Friends, I have a special treat for you. The Rock of Ivanore, by Laurisa White Reyes, releases today, and Laurisa has stopped by to answer a few questions about her creative process, her writing journey, and publishing with a small press.
But first, about The Rock of Ivanore:
Marcus, a young enchanter's apprentice, can't seem to do anything right. Every time he casts a spell, he botches it. When he's sent on a quest to find the mysterious Rock of Ivanore, he must delve deep within himself for the skills and the courage to face the dangers that await him.
Now, are you ready for two scoops of awesome? Here goes:
1. From idea to final product, how did The Rock of Ivanore come to be?
After spending more than a decade writing for magazines and newspapers, I decided it was finally time to live my dream and write novels. My oldest son was eight years old at the time and I would tell him bedtime stories. One story was about an enchanter's apprentice who bungled his magic spells. Each night my son would tell me what he wanted to hear, be it dragons or battles or magic, and I would weave those elements into the story. Eventually I started writing it down. That was six years ago.
2. Can you give us a brief summary of your writing process? Plotter? Pantser? Somewhere in between?
I am, for the most part, a plotter. I've actually written eleven books in the past six years and I spent months outlining each one before beginning the writing process. Well, with one exception. But usually I start out by writing a 3-10 page summary of a story that is bouncing around in my head. Then I outline it into parts, and then into individual chapters and scenes. I always know how I want a book to end before I even write the first word.
3. The Rock of Ivanore is published by Tanglewood Press. Can you tell us a bit about your experience with a small publisher?
I can't really compare my experience at Tanglewood to any other publisher since this is my first book. But I have been able to work closely with Peggy Tierney, my publisher, through the whole process. She included me on selecting the cover artist and image and has stayed in close communication with me all along the way. We often email back and forth about things that have nothing to do with publishing. We've become friends. And best of all, because she is so selective about the books she publishes, she is my greatest advocate. I am in very good hands at Tanglewood.
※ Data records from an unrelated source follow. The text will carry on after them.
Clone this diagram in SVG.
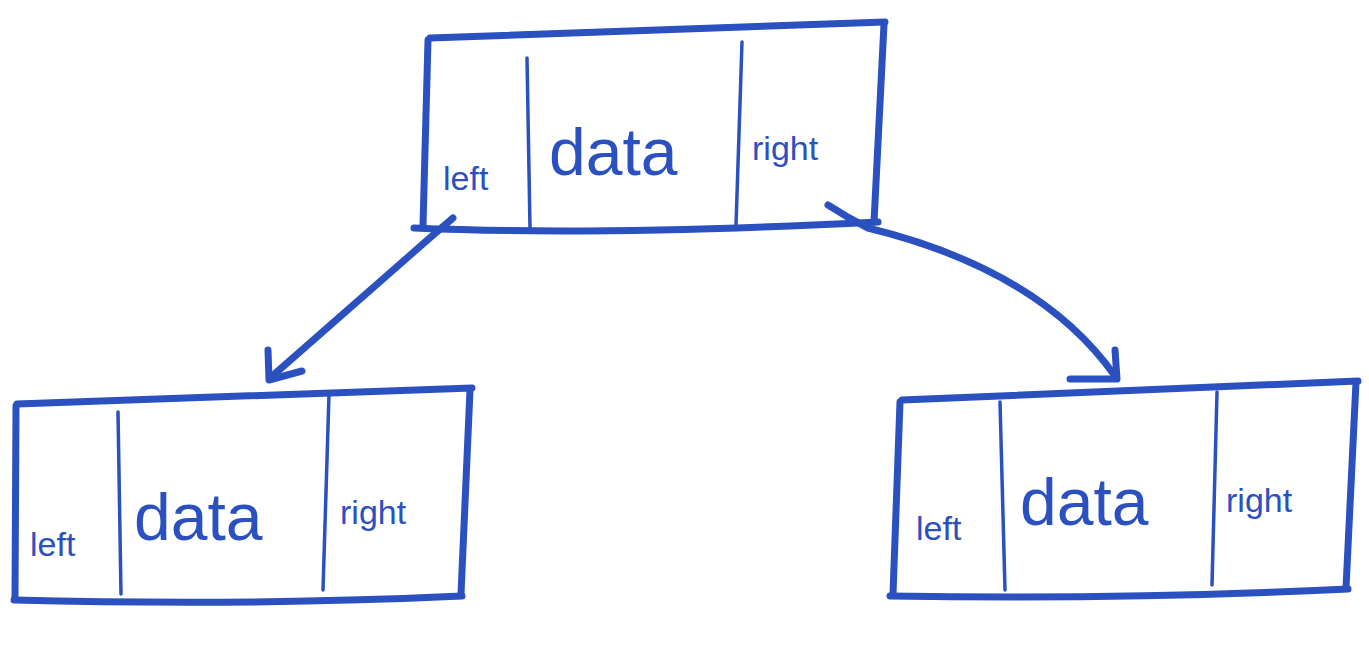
<svg xmlns="http://www.w3.org/2000/svg" width="1369" height="655" viewBox="0 0 1369 655">
<defs>
<style>
.s{fill:none;stroke:#2b50bf;stroke-width:7;stroke-linecap:round;stroke-linejoin:round}
.d{fill:none;stroke:#2b50bf;stroke-width:3.5;stroke-linecap:round}
.sm{font-family:"Liberation Sans",Arial,sans-serif;font-size:34px;fill:#2b50bf}
.lg{font-family:"Liberation Sans",Arial,sans-serif;font-size:66px;fill:#2b50bf}
</style>
</defs>
<rect width="1369" height="655" fill="#ffffff"/>
<g id="node-top">
<path class="s" d="M430 38 L885 22"/>
<path class="s" d="M428 40 L423 225"/>
<path class="s" d="M884 24 L874 222"/>
<path class="s" d="M414 228 Q600 236 878 222"/>
<path class="d" d="M527 58 L530 228"/>
<path class="d" d="M742 42 L736 225"/>
<text class="sm" x="443" y="190">left</text>
<text class="lg" x="549" y="175">data</text>
<text class="sm" x="752" y="160">right</text>
</g>
<g id="node-left">
<path class="s" d="M17 404 L472 388"/>
<path class="s" d="M16 406 L15 598"/>
<path class="s" d="M470 390 L461 594"/>
<path class="s" d="M14 600 Q250 606 462 596"/>
<path class="d" d="M118 412 L121 594"/>
<path class="d" d="M329 394 L323 590"/>
<text class="sm" x="30" y="556">left</text>
<text class="lg" x="134" y="540">data</text>
<text class="sm" x="340" y="524">right</text>
</g>
<g id="node-right">
<path class="s" d="M902 400 L1358 381"/>
<path class="s" d="M900 402 L893 594"/>
<path class="s" d="M1356 382 L1346 588"/>
<path class="s" d="M890 596 Q1120 600 1348 589"/>
<path class="d" d="M1000 402 L1005 590"/>
<path class="d" d="M1217 392 L1212 585"/>
<text class="sm" x="916" y="540">left</text>
<text class="lg" x="1020" y="525">data</text>
<text class="sm" x="1226" y="512">right</text>
</g>
<g id="connectors">
<path class="s" d="M453 218 L432 236 L270 378"/>
<path class="s" d="M268 350 L269 380 L302 371"/>
<path class="s" d="M828 205 Q848 218 868 228 Q1040 270 1115 376"/>
<path class="s" d="M1115 350 L1117 379 L1070 379"/>
</g>
</svg>
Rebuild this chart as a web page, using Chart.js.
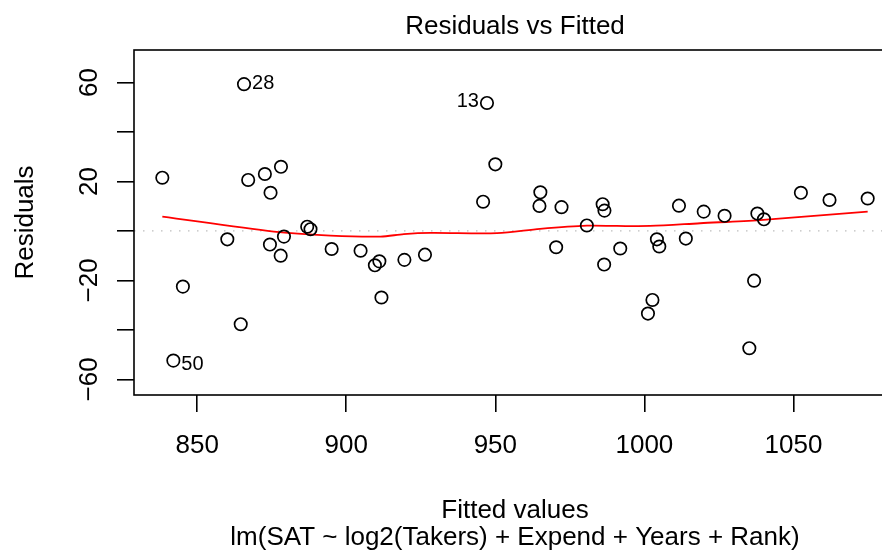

4. Can you offer us any advice about book promotion? What's working for you and what isn't?
I do feel like a fish out of water in that area. But with the team at Tanglewood and the guidance of some fellow authors who have paved the way before me, I'm figuring it out. What is working is my blog and newsletter. I try to keep people informed about my book's progress. Connecting with other bloggers is a lot of fun and a great way to reach people. What hasn't worked...I learned that there is a big difference between the YA market and the middle grade market, especially online.
5. Is there any writing or publishing advice you'd like to share with us?
Don't give up. That's the advice Jay Asher gave me (and everyone else) at an SCBWI event several years ago. He waited many years before publishing Thirteen Reasons Why, which is now a huge success. I heeded his advice and kept going even when I was very discouraged. So I think if your passion is writing, don't let anything dissuade you. My personal motto is: Aim High. Dream Big.
I love that motto, don't you guys? Thanks so much, Laurisa. It's fun to learn about other writers and their journey to publication.
Friends, how does your creative process compare to Laurisa's? And where are you on your publishing journey? Please share!